Apparently, George W. Bush doesn't want the $50 billion the House offered for his wars if it means having a plan to actually end what he started in Iraq.
So maybe we should consider it an early holiday present. Just think of what else we might do with that money while giving thanks today for the president's obstinacy:
* $50 billion would pay for an extra 1,183,151,900 Thanksgiving dinners for hungry Americans. That's based on this year's $42.26 cost for turkey and all the fixins', as estimated by the American Farm Bureau Federation.
In fact, we could feed all of the nation's hungry today -- and for countless days to come.
"Fifty billion would do a heck of a lot for people, wouldn't it?" Maj. George Polarek, director of the local Salvation Army, mused when the question was posed to him.
The charity expects to feed about 350 people at its holiday meal today. Overall, it will help more than 75,000 Western New Yorkers this year with food, shelter and other necessities.
About $1.1 million will come from donations to the Red Kettles outside Tops markets and other sites, Polarek said. But part of the $4.2 million annual budget also comes from Washington, through the county's social services pipeline, to help Western New Yorkers who are trying to help themselves.
"The working poor are the people who are showing up at many of the [charities'] doors," Polarek said. "Some of them just need that little extra help to make it over the hump."

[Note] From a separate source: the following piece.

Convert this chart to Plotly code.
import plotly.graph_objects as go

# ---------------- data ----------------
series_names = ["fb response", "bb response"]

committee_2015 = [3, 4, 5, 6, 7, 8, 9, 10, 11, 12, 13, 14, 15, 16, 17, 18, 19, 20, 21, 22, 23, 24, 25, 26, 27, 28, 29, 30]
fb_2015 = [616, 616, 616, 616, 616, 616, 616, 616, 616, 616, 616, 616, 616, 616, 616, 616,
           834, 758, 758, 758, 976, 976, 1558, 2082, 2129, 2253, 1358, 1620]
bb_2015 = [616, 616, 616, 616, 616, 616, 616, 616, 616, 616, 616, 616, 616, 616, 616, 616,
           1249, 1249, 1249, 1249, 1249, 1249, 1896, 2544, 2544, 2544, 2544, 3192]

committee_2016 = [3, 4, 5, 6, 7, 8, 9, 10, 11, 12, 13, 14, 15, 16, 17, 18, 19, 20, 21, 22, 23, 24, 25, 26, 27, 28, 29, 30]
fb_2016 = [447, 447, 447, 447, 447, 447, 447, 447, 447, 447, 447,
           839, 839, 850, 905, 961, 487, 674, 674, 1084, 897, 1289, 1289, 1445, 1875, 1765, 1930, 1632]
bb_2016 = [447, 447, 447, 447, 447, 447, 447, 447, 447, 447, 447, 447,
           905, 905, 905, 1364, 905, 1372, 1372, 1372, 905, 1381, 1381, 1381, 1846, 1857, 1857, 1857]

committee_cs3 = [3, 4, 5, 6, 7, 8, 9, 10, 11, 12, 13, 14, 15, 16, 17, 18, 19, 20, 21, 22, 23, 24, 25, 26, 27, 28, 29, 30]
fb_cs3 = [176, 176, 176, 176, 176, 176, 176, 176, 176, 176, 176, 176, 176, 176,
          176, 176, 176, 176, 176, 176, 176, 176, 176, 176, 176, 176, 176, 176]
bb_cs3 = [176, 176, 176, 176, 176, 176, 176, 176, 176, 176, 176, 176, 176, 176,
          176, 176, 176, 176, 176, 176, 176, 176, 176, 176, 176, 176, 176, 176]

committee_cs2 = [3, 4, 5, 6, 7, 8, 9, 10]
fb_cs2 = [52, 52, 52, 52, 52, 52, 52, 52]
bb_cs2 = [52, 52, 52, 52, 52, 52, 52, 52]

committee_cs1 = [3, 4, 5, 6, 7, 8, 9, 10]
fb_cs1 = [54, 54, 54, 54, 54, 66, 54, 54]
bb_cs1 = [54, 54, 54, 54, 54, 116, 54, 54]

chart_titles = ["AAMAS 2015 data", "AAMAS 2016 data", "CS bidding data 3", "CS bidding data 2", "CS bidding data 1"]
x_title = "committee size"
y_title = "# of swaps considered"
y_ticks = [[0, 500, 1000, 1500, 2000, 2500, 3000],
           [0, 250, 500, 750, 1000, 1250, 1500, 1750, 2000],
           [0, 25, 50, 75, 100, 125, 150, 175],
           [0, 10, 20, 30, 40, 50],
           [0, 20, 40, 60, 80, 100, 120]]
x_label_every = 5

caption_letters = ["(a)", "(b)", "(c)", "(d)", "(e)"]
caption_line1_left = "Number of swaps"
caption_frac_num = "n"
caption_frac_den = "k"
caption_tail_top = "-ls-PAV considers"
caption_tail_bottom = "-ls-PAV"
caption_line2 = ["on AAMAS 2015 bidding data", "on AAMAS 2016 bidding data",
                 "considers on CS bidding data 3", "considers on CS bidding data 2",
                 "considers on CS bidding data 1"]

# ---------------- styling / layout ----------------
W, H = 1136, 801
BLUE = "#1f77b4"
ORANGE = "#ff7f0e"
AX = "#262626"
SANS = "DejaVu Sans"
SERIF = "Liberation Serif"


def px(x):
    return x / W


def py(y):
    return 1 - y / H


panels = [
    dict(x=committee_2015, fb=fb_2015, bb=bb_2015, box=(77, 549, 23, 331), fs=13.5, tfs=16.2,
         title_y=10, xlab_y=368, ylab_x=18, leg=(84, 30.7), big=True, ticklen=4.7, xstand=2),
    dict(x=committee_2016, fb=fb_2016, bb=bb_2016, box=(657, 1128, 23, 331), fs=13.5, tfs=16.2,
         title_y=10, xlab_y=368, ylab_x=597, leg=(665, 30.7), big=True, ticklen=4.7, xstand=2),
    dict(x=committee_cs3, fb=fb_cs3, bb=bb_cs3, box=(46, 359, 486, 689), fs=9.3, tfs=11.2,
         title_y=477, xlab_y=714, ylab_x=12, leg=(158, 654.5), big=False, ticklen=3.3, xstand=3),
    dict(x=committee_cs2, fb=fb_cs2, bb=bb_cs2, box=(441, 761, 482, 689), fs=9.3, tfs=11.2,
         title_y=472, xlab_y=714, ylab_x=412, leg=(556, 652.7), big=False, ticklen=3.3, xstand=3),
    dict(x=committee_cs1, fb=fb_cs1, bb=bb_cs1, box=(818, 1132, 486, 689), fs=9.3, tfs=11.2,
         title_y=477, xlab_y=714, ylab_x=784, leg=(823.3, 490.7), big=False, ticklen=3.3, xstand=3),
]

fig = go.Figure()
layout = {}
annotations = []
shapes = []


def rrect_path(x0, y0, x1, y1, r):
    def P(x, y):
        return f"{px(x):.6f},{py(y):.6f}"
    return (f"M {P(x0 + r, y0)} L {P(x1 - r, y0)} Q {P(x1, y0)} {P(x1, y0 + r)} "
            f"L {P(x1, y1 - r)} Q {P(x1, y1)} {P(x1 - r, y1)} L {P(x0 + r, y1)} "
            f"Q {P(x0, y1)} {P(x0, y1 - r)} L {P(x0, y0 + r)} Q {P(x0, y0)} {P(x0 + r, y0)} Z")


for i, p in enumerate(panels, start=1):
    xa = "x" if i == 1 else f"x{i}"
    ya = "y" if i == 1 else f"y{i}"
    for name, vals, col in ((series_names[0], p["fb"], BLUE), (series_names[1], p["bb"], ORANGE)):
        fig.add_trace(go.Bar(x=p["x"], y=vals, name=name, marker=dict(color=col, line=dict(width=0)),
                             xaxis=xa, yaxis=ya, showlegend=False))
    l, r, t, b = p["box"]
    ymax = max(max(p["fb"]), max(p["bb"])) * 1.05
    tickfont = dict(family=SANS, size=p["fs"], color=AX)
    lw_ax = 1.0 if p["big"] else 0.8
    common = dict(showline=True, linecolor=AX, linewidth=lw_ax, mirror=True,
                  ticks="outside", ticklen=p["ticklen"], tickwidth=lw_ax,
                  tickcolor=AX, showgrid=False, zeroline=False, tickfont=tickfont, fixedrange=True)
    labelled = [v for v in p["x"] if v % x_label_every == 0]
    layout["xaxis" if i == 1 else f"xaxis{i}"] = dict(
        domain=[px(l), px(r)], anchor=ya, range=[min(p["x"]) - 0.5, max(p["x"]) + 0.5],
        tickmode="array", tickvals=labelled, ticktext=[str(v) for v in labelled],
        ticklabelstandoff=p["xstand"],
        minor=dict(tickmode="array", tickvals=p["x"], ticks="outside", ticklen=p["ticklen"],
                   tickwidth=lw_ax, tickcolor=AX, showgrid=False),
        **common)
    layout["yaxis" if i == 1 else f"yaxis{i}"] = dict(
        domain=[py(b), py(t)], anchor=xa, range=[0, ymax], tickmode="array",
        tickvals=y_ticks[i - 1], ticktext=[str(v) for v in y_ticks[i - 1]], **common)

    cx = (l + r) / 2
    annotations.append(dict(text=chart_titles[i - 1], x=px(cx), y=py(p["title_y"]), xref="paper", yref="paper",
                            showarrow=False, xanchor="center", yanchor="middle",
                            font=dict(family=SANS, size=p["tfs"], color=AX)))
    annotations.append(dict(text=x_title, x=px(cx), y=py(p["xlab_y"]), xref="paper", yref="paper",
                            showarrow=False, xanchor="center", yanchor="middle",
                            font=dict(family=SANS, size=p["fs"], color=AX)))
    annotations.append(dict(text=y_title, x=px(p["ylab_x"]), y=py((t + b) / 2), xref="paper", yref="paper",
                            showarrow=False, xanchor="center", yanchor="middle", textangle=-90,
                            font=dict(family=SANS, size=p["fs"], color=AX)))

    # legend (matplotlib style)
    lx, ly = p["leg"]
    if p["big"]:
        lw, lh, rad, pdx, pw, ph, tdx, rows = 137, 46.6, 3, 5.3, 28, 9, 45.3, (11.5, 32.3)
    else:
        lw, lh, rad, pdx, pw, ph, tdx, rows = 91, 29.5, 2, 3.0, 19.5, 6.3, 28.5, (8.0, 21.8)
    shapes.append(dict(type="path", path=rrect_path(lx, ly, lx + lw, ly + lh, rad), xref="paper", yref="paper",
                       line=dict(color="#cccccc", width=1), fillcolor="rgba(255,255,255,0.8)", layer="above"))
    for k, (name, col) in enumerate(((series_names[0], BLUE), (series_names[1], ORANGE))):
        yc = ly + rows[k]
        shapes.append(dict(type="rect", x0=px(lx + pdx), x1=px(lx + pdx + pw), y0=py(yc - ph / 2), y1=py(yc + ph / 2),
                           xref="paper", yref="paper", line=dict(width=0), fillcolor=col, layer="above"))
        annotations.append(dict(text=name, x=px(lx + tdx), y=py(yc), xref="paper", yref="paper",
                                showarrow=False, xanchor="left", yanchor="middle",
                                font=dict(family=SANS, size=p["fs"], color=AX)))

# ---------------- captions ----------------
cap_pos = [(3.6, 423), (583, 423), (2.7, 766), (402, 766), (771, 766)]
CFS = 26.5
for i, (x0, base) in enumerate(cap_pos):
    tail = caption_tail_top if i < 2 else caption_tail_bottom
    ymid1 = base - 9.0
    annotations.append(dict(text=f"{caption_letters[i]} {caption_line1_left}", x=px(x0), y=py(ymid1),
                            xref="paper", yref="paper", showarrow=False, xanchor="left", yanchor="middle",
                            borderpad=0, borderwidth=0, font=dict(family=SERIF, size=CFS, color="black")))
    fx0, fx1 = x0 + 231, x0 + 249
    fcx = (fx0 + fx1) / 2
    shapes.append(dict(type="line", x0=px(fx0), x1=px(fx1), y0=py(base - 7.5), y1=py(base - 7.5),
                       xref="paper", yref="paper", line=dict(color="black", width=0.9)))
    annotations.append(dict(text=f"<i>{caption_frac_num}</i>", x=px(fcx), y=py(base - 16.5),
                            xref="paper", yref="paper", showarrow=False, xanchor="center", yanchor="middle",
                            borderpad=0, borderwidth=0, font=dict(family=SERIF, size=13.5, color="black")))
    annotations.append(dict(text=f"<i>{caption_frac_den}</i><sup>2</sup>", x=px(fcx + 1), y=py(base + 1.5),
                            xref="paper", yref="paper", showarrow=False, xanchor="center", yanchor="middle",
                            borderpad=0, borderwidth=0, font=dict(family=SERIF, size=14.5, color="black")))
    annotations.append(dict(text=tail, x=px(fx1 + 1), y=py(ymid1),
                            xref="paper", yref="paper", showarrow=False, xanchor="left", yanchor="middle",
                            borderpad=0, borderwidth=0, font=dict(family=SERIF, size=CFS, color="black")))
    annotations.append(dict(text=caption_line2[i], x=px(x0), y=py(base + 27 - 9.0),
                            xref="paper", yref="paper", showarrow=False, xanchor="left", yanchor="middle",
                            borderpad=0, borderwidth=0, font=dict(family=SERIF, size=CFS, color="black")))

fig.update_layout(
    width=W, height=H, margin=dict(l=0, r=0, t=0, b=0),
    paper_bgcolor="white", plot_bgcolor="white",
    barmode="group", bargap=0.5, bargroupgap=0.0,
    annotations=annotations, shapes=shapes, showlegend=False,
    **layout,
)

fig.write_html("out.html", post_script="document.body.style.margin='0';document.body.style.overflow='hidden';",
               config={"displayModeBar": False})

It's the same story at Catholic Charities, where spokeswoman Rose Caldwell said the downtown Buffalo office gave emergency assistance to 11,153 people through the end of October. Just like at the Salvation Army, Catholic Charities' monthly average is running slightly higher than a year ago, and it's the working poor who are showing up.

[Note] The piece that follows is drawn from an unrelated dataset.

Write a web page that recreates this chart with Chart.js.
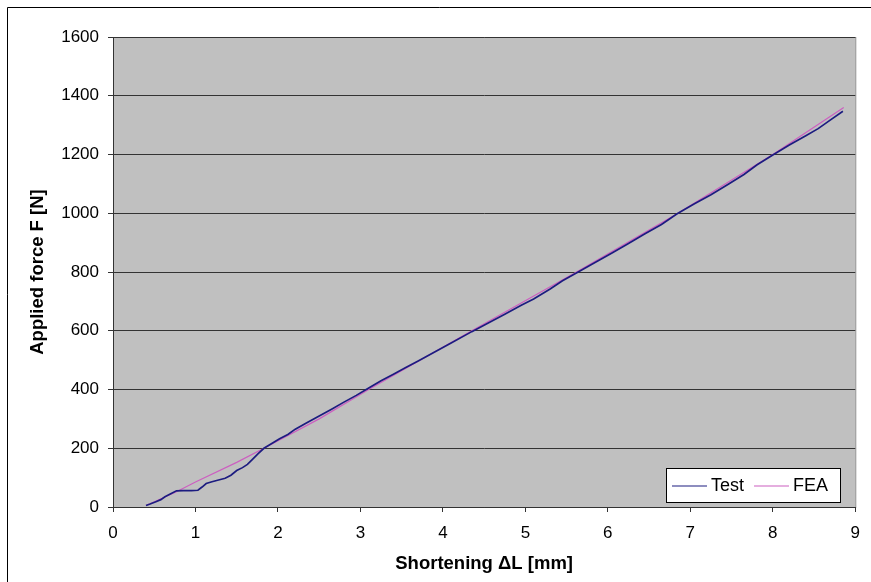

It's reached the point where just handing out a personal care packet -- soap, shampoo etc. -- can bring a smile to a person's face, Caldwell said.
Imagine the joy if the war money were redirected to something even more substantive, like the low-income heating assistance program so they wouldn't have to choose between paying the rent and paying the utility bill.

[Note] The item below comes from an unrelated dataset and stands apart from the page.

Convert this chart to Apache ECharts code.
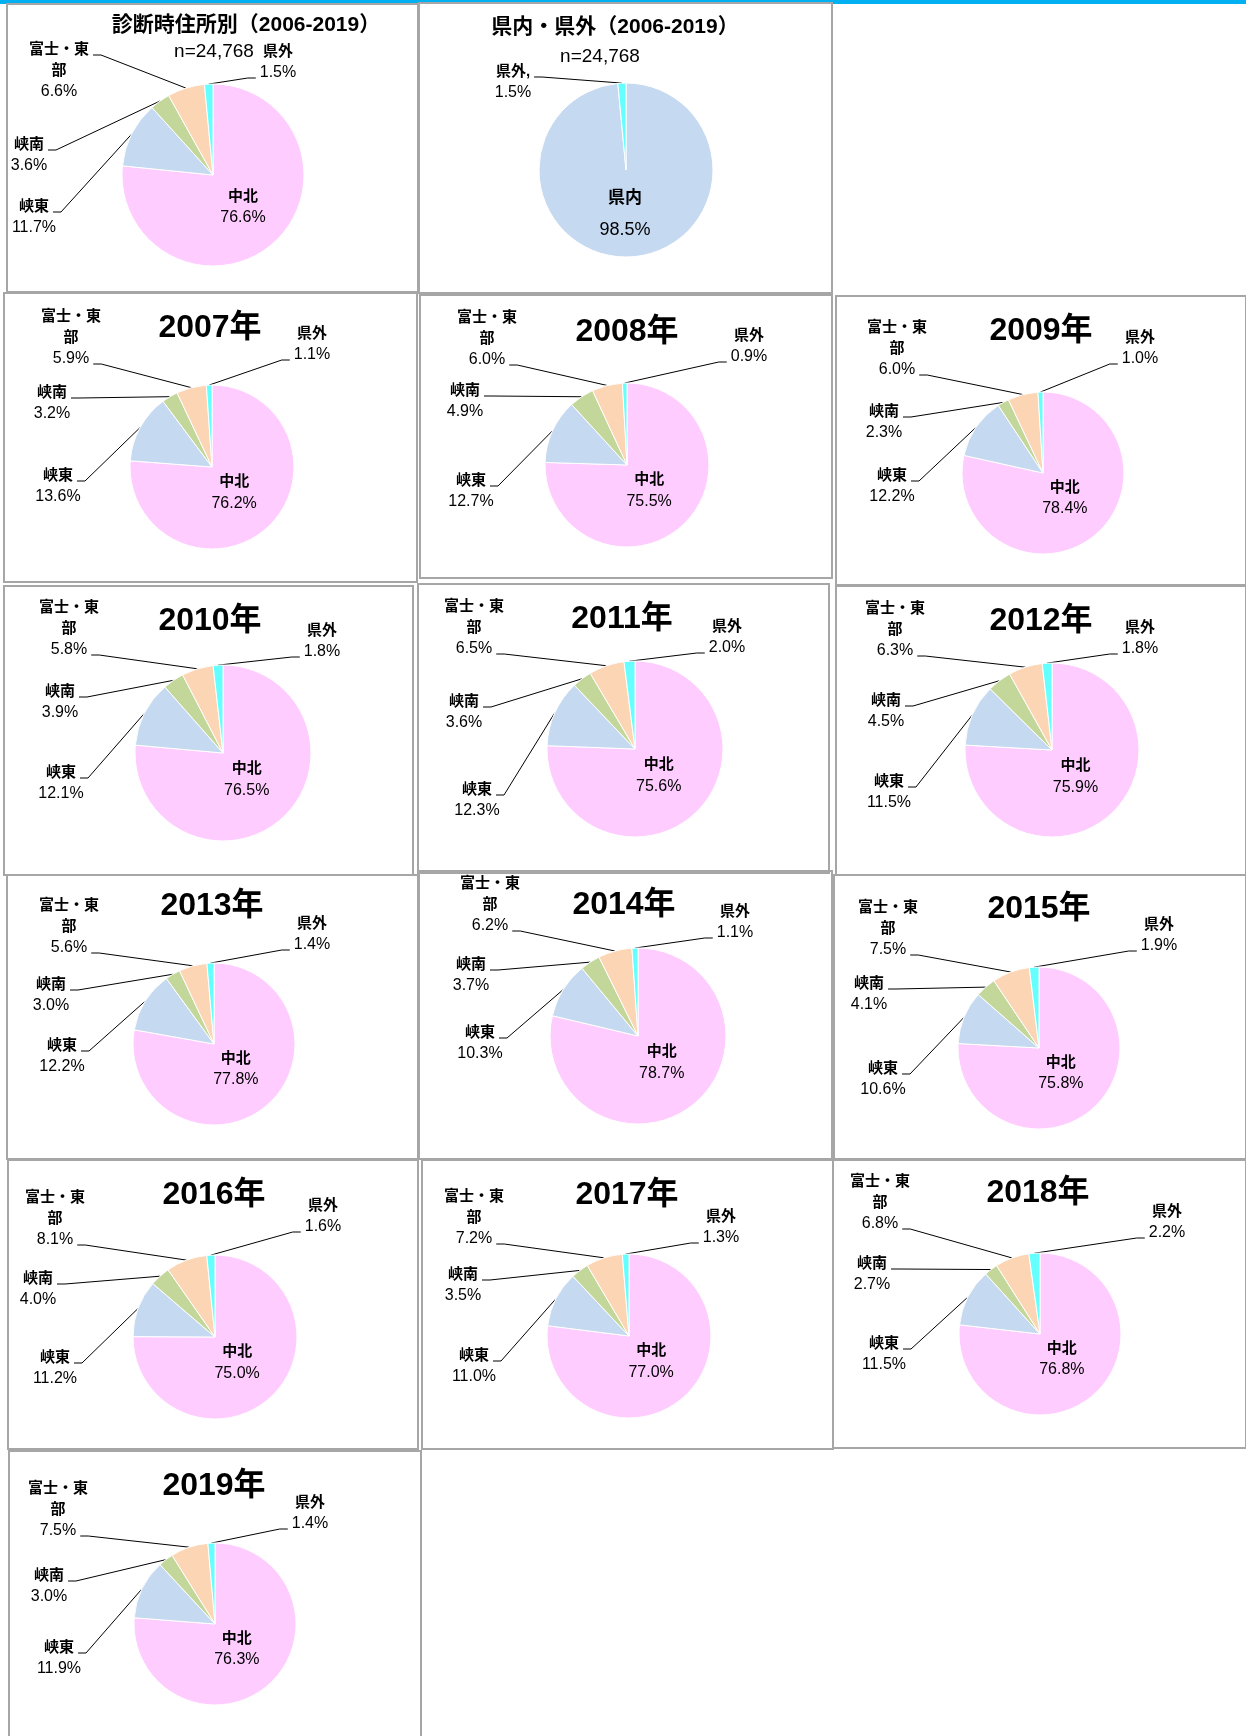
<!DOCTYPE html>
<html>
<head>
<meta charset="utf-8">
<script src="https://cdn.jsdelivr.net/npm/echarts@6/dist/echarts.min.js"></script>
<style>
html, body { margin: 0; padding: 0; background: #fff; }
#main { width: 1246px; height: 1736px; }
</style>
</head>
<body>
<div id="main"></div>
<script>
var FONT = "'Liberation Sans', Arial, 'Noto Sans CJK JP', sans-serif";

// regions, drawn clockwise from 12 o'clock
var names = ['中北', '峡東', '峡南', '富士・東部', '県外'];
var colors = ['#FFCCFF', '#C5D9F1', '#C4D79B', '#FCD5B4', '#66FFFF'];
var years = ['2007年', '2008年', '2009年', '2010年', '2011年', '2012年', '2013年',
             '2014年', '2015年', '2016年', '2017年', '2018年', '2019年'];
var chuhoku  = [76.2, 75.5, 78.4, 76.5, 75.6, 75.9, 77.8, 78.7, 75.8, 75.0, 77.0, 76.8, 76.3];
var kyoto    = [13.6, 12.7, 12.2, 12.1, 12.3, 11.5, 12.2, 10.3, 10.6, 11.2, 11.0, 11.5, 11.9];
var kyonan   = [3.2, 4.9, 2.3, 3.9, 3.6, 4.5, 3.0, 3.7, 4.1, 4.0, 3.5, 2.7, 3.0];
var fujiTobu = [5.9, 6.0, 6.0, 5.8, 6.5, 6.3, 5.6, 6.2, 7.5, 8.1, 7.2, 6.8, 7.5];
var kengai   = [1.1, 0.9, 1.0, 1.8, 2.0, 1.8, 1.4, 1.1, 1.9, 1.6, 1.3, 2.2, 1.4];
// whole period 2006-2019
var totalVals = [76.6, 11.7, 3.6, 6.6, 1.5];
var inOutNames = ['県内', '県外'];
var inOutColors = ['#C5D9F1', '#66FFFF'];
var inOutVals = [98.5, 1.5];
var nText = 'n=24,768';

// frames [x,y,w,h], pie centre/radius, title centre, label anchors (centre of first text line)
// lab order: 峡東, 峡南, 富士・東部, 県外
var yearPanels = [
  {box: [4, 293, 413, 289],    c: [212, 467],   r: 82, t: [210, 328],  lab: [[58, 476], [52, 393], [71, 317], [312, 334]]},
  {box: [420, 295, 412, 283],  c: [627, 465],   r: 82, t: [627, 332],  lab: [[471, 481], [465, 391], [487, 318], [749, 336]]},
  {box: [836, 296, 410, 289],  c: [1043, 473],  r: 81, t: [1041, 331], lab: [[892, 476], [884, 412], [897, 328], [1140, 338]]},
  {box: [4, 586, 409, 289],    c: [223, 753],   r: 88, t: [210, 621],  lab: [[61, 773], [60, 692], [69, 608], [322, 631]]},
  {box: [418, 584, 411, 289],  c: [635, 749],   r: 88, t: [622, 619],  lab: [[477, 790], [464, 702], [474, 607], [727, 627]]},
  {box: [836, 586, 410, 289],  c: [1052, 750],  r: 87, t: [1041, 621], lab: [[889, 782], [886, 701], [895, 609], [1140, 628]]},
  {box: [7, 875, 411, 284],    c: [214, 1044],  r: 81, t: [212, 906],  lab: [[62, 1046], [51, 985], [69, 906], [312, 924]]},
  {box: [419, 871, 413, 288],  c: [638, 1036],  r: 88, t: [624, 905],  lab: [[480, 1033], [471, 965], [490, 884], [735, 912]]},
  {box: [834, 875, 412, 284],  c: [1039, 1048], r: 81, t: [1039, 909], lab: [[883, 1069], [869, 984], [888, 908], [1159, 925]]},
  {box: [8, 1160, 410, 289],   c: [215, 1337],  r: 82, t: [214, 1195], lab: [[55, 1358], [38, 1279], [55, 1198], [323, 1206]]},
  {box: [422, 1160, 411, 289], c: [629, 1336],  r: 82, t: [627, 1195], lab: [[474, 1356], [463, 1275], [474, 1197], [721, 1217]]},
  {box: [833, 1160, 413, 288], c: [1040, 1334], r: 81, t: [1038, 1193], lab: [[884, 1344], [872, 1264], [880, 1182], [1167, 1212]]},
  {box: [9, 1451, 412, 290],   c: [215, 1624],  r: 81, t: [214, 1486], lab: [[59, 1648], [49, 1576], [58, 1489], [310, 1503]]}
];

var smallTxt = {n: 'n', p: 'p', nf: 15, pf: 16, lh: 21};
var bigTxt = {n: 'N', p: 'P', nf: 17, pf: 18, lh: 32};
var rich = {
  n: {fontFamily: FONT, fontWeight: 'bold', fontSize: 15, lineHeight: 21, color: '#000', align: 'center'},
  p: {fontFamily: FONT, fontSize: 16, lineHeight: 21, color: '#000', align: 'center'},
  N: {fontFamily: FONT, fontWeight: 'bold', fontSize: 17, lineHeight: 32, color: '#000', align: 'center'},
  P: {fontFamily: FONT, fontSize: 18, lineHeight: 32, color: '#000', align: 'center'}
};

var ctx = document.createElement('canvas').getContext('2d');
function textW(str, font) {
  ctx.font = font;
  return ctx.measureText(str).width;
}

// lab items: [x, y, side('in'|'L'|'R'), line the leader attaches to, text size]
function buildPie(c, r, nms, vals, cols, lab, sep) {
  var spec = [];
  var data = [];
  vals.forEach(function (v, i) {
    var a = lab[i];
    var f = a[4] || smallTxt;
    var inside = a[2] === 'in';
    var nameLines = nms[i] === '富士・東部' ? ['富士・東', '部'] : [nms[i] + (inside ? '' : (sep || ''))];
    var pct = v.toFixed(1) + '%';
    var fmt = nameLines.map(function (t) { return '{' + f.n + '|' + t + '}'; }).join('\n') +
      '\n{' + f.p + '|' + pct + '}';
    spec.push({x: a[0], y: a[1], side: a[2], line: a[3] || 0, lines: nameLines.concat([pct]), nc: nameLines.length, f: f});
    data.push({
      name: nms[i], value: v,
      itemStyle: {color: cols[i]},
      label: {position: inside ? 'inside' : 'outside', formatter: function () { return fmt; }},
      labelLine: {show: !inside}
    });
  });
  return {
    type: 'pie',
    center: c,
    radius: r,
    startAngle: 90,
    clockwise: true,
    avoidLabelOverlap: false,
    silent: true,
    animation: false,
    itemStyle: {borderColor: '#fff', borderWidth: 1},
    label: {show: true, color: '#000', fontFamily: FONT, rich: rich},
    labelLine: {show: true, length: 10, length2: 8, smooth: false, lineStyle: {color: '#000', width: 1}},
    labelLayout: function (prm) {
      var s = spec[prm.dataIndex];
      if (!s) return {};
      var top = s.y - s.f.lh / 2;
      var out = {x: s.x, y: top, align: 'center', verticalAlign: 'top'};
      if (s.side !== 'in' && prm.labelLinePoints) {
        var isPct = s.line >= s.nc;
        var w = textW(s.lines[s.line], (isPct ? '' : 'bold ') + (isPct ? s.f.pf : s.f.nf) + 'px ' + FONT);
        var ay = top + s.line * s.f.lh + s.f.lh / 2 + 5;
        var dir = s.side === 'L' ? 1 : -1;
        var x2 = s.x + dir * (w / 2 + 4);
        out.labelLinePoints = [prm.labelLinePoints[0], [x2 + dir * 8, ay], [x2, ay]];
      }
      return out;
    },
    data: data
  };
}

var series = [];
var graphic = [{type: 'rect', shape: {x: 0, y: 0, width: 1246, height: 4}, style: {fill: '#00B0F0'}, silent: true}];

function frame(b) {
  graphic.push({type: 'rect', shape: {x: b[0], y: b[1], width: b[2], height: b[3]},
    style: {fill: null, stroke: '#A6A6A6', lineWidth: 2}, silent: true});
}
function txt(s, x, y, font) {
  graphic.push({type: 'text', x: x, y: y, silent: true,
    style: {text: s, font: font, fill: '#000', align: 'center', verticalAlign: 'middle',
            textAlign: 'center', textVerticalAlign: 'middle'}});
}

// panel: all years, by region
frame([7, 4, 411, 288]);
txt('診断時住所別（2006-2019）', 246, 25, 'bold 21px ' + FONT);
txt(nText, 214, 52, '19px ' + FONT);
series.push(buildPie([213, 175], 91, names, totalVals, colors, [
  [243, 197, 'in'], [34, 207, 'L', 0], [29, 145, 'L', 0], [59, 50, 'L', 0], [278, 52, 'R', 1]
]));

// panel: in / out of prefecture
frame([419, 3, 413, 290]);
txt('県内・県外（2006-2019）', 615, 27, 'bold 21px ' + FONT);
txt(nText, 600, 57, '19px ' + FONT);
series.push(buildPie([626, 170], 87, inOutNames, inOutVals, inOutColors, [
  [625, 198, 'in', 0, bigTxt], [513, 72, 'L', 0]
], ','));

// one panel per year
yearPanels.forEach(function (p, k) {
  frame(p.box);
  txt(years[k], p.t[0], p.t[1], 'bold 32px ' + FONT);
  var vals = [chuhoku[k], kyoto[k], kyonan[k], fujiTobu[k], kengai[k]];
  var lab = [
    [p.c[0] + 0.27 * p.r, p.c[1] + 0.185 * p.r, 'in'],
    [p.lab[0][0], p.lab[0][1], 'L', 0],
    [p.lab[1][0], p.lab[1][1], 'L', 0],
    [p.lab[2][0], p.lab[2][1], 'L', 2],
    [p.lab[3][0], p.lab[3][1], 'R', 1]
  ];
  series.push(buildPie(p.c, p.r, names, vals, colors, lab));
});

var chart = echarts.init(document.getElementById('main'), null, {renderer: 'canvas'});
chart.setOption({
  backgroundColor: '#fff',
  animation: false,
  graphic: graphic,
  series: series
});
</script>
</body>
</html>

* Or what could $50 billion do for the 47 million Americans -- including 2.8 million New Yorkers -- without health insurance? That figure would be deemed a national disgrace in any other industrialized country, but it's one we swallow along with the canard that anything else would amount to "socialized medicine." Funny, no one ever asks Bush or members of Congress how they feel about their "socialized" health care funded by taxpayers.
* If we don't care about adults, how about children? What could $50 billion do for the 16,500 kids in Erie and Niagara counties who don't have health insurance? They are among 9 million American children who'll be thankful if they don't get sick today.
Coincidentally or not, $50 billion is the amount congressional Democrats originally sought to help cover those kids. They compromised that down to $35 billion -- and even that lesser amount was vetoed.
Head Start. Crumbling roads and bridges. Border security. Worker retraining. Social Security and Medicare. Take your pick as to how best to spend $50 billion we apparently have but can't find a use for. And be thankful Washington hasn't agreed yet to send it to Iraq and Afghanistan.
But mostly be thankful it means fewer families -- like three here this month -- might have to fear that knock on the front door and see a military officer bearing news no family should have to hear, today or any other day.